This Sunday the church will be decorated with red paraments on the table and lectern to remind us that it is Pentecost. Pentecost is that Sunday when we celebrate the role of the Holy Spirit in the life of the Church empowering us to be people engaged in the mission and purpose of God.

In recent years however, there has been a growing emphasis on Pentecost as the ‘birthday’ of the church, and people have organised birthday parties with cake and candles to mark the celebration. While I understand the desire to celebrate Pentecost in this way, and naturally enjoy a slice of cake, it can feel a bit like dumbing down rather than highlighting such a significant event.

For one thing there is a lot of debate about whether Pentecost marks the birth of the Church. Scholars argue that the church actually began when Jesus called Peter, Andrew, James and John from their fishing nets, and then Matthew the Tax Collector and all the others, and formed a community around him. Pentecost of course is a very significant event in the life of the early Church. Luke’s very dramatic account
emphasises the transformation Pentecost makes in the lives of the disciples as the Spirit leads them out from behind their closed doors, away from the fearfulness, out into the public arena to speak with boldness about the resurrection.

One of my concerns about only thinking of Pentecost in terms of a birthing event, is that it encourages us to focus on ourselves, to mark something that has happened to us. Whereas the accounts given to us by John and Luke both speak about Pentecost as leading us out of ourselves toward others. Pentecost is an awe-inspiring event, a godly moment of transformation, a powerful anointing, whose purpose is to equip and
sustain the church as a community of reconciliation engaged in God’s mission to the world.

Over the last few months a small task group has been working on behalf of the Church Council to help frame a basis on which we might think more missionally as a congregation, and consider how our property, our buildings may be used to express that mission. We have prepared an interim report for the Church Council and will in the near future present this fully to the whole congregation.

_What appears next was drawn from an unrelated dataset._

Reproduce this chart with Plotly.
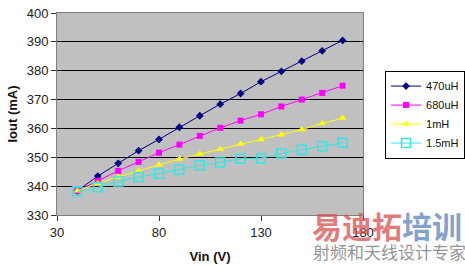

However some ideas this task group has come up with include developing our property as a HUB for the wider community, offering a range of counselling services, building a community facility linked to the church that deliberately changes our focus onto Mt Alexander Road – or as you might say onto the “high street”. I use that word advisedly as it reminds me of a story told by Rt Rev George Macleod, the founder of the Iona Community in Scotland.

He tells of the time when he was minister of a church in Glasgow and one day walks into the church to find that vandals had thrown stones through the stained glass window. It was a window that told the Christmas story and declared ‘Glory to God in the highest!’ However the stone had knocked out the E in Highest so the phrase now read, ‘Glory to God in the High st’. When he saw that George Macleod laughed and said, ‘That’s what I call good Theology’! Its about God entering our world in order to redeem and restore.

And Pentecost is about the Holy Spirit empowering us to engage with those beyond the church in a way that is transformative.